In the early 1940s, Lax worked at the New Yorker magazine and did volunteer work at Friendship House, a Catholic social ministry in New York City. In 1943 he began teaching English at the University of North Carolina, where he also studied for, but did not complete, a Ph.D. in philosophy. In the late 1940's he wrote film reviews for Time magazine, then traveled to Hollywood, California, where he worked as a scriptwriter at Samuel Goldwyn Studios.

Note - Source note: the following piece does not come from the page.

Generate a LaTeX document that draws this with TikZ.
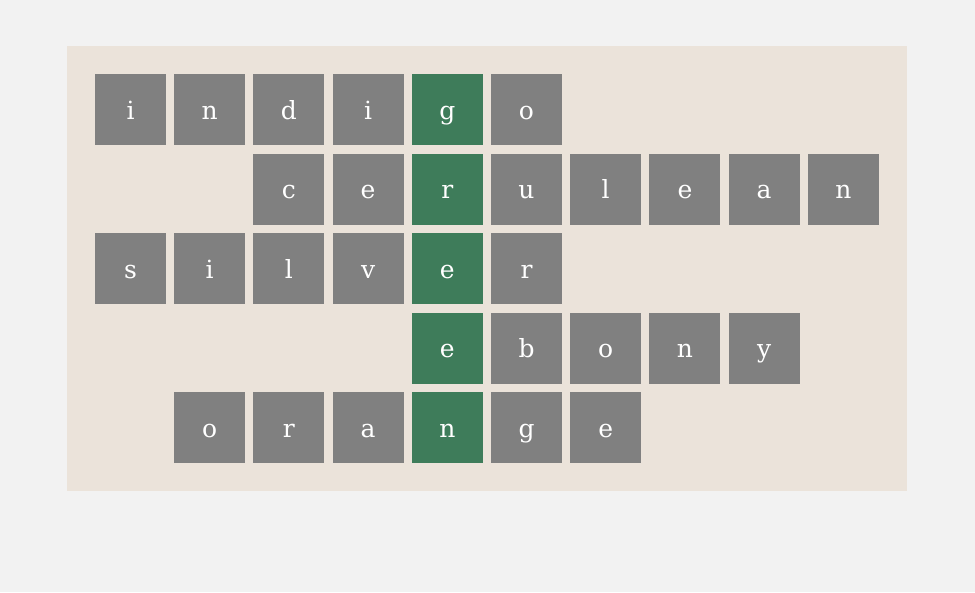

He led a nomadic life for decades, moving between America and Europe, and even working as a clown in an Italian Circus at one point. During the summer of 1949 he traveled with another circus through western Canada and recorded his impressions in his journals - an effort later reworked into the long poem, Circus of the Sun.

Now in the south, the circus of the sun
Lays out its route, lifts the white tent,
Parades the pachyderm,
And pins the green chameleon to the cloth.
Coffee-mists rise above the gabbling cook-tent;
Aerialists web above the tumblers' ring;
Behold! In flaming silk, the acrobat,
The wire-walking sun.

This poem - representative of a lyrical style which Lax later put aside - was collected with two other circus-related poems in a book entitled Circus Days and Nights, three great long poems which critics rightly suggest place this early masterwork in a central position within American literature during that era. Each of the three poems in this collection expresses a reverence for the acts of daring, beauty and grace that make the circus the singular event it is; and what emerges is the drawing of a link between this world of the circus-wherein a tent is erected, acts are performed, and then the tent is disassembled only to be re-erected the next day-and Lax's faith.

In the 1960s Robert Lax found the place where he would spend a large portion of his life - on the Greek island of Patmos. He lived there for more than 25 years, withdrawn, but at the same time conducting a lively exchange with the world through letterwriting and other forms of communication. The religious hermitage of his lifestyle was well known to those who followed his progress, Kerouac calling Lax "a pilgrim in search of beautiful innocence."

In his most signature form of poetry, Robert Lax pursued a maximum compression and economy of language - to the point where only individual words and syllables remain which represent the essence of language. In one poem, he repeats the word "river" some seventeen times or so, inviting us to contemplate the empty sacred space around the intoned word, and force us to slow down.

Here's a portion from another, only slightly more involved in terms of word choice.

the
white
bird

the
white
bird

the
dark
hill

the
white
bird

the
white
bird

the
dark
sea

In the full poem, states Georgiou, "we see Lax at his minimalist best...a subtle and at times pulsating tension dominates the selection...the purity of the images and their basic, honest form stimulates meditation in the reader. If the poem is read mindfully, reverently, one is left with a feeling of awe, if not ominous wonder."

His artistic concept of reduction, in which a pause becomes as important as the things said, made Lax a kindred spirit of the American composer John Cage. It is no coincidence, therefore, that they both shared a strong affinity with the clarifying aspect of Oriental art and philosophy.

For all the rigor and discipline of his life and writing Lax remains, as noted by James Uebbing in a Columbia University publication, "one of the great enigmas of American letters. A classmate of John Berryman and a mentor of Jack Kerouac, his poetry has been admired by writers as diverse as John Ashbery, William Maxwell, James Agee, Allen Ginsberg, e.e. cummings, Richard Kostelanetz, and Denise Levertov," writes Uebbing. "Yet he remains very largely unknown, even among the editors and academics who make their livings tracking and hunting fresh literary game."

Hopefully, The Way of the Dreamcatcher will help change that. Georgiou and Lax are, as Brother Patrick Hart (last secretary to Thomas Merton) expressed it, kindred spirits. With this book, the twosome become guides to all who enter willingly their world of art, faith, spirit and commitment.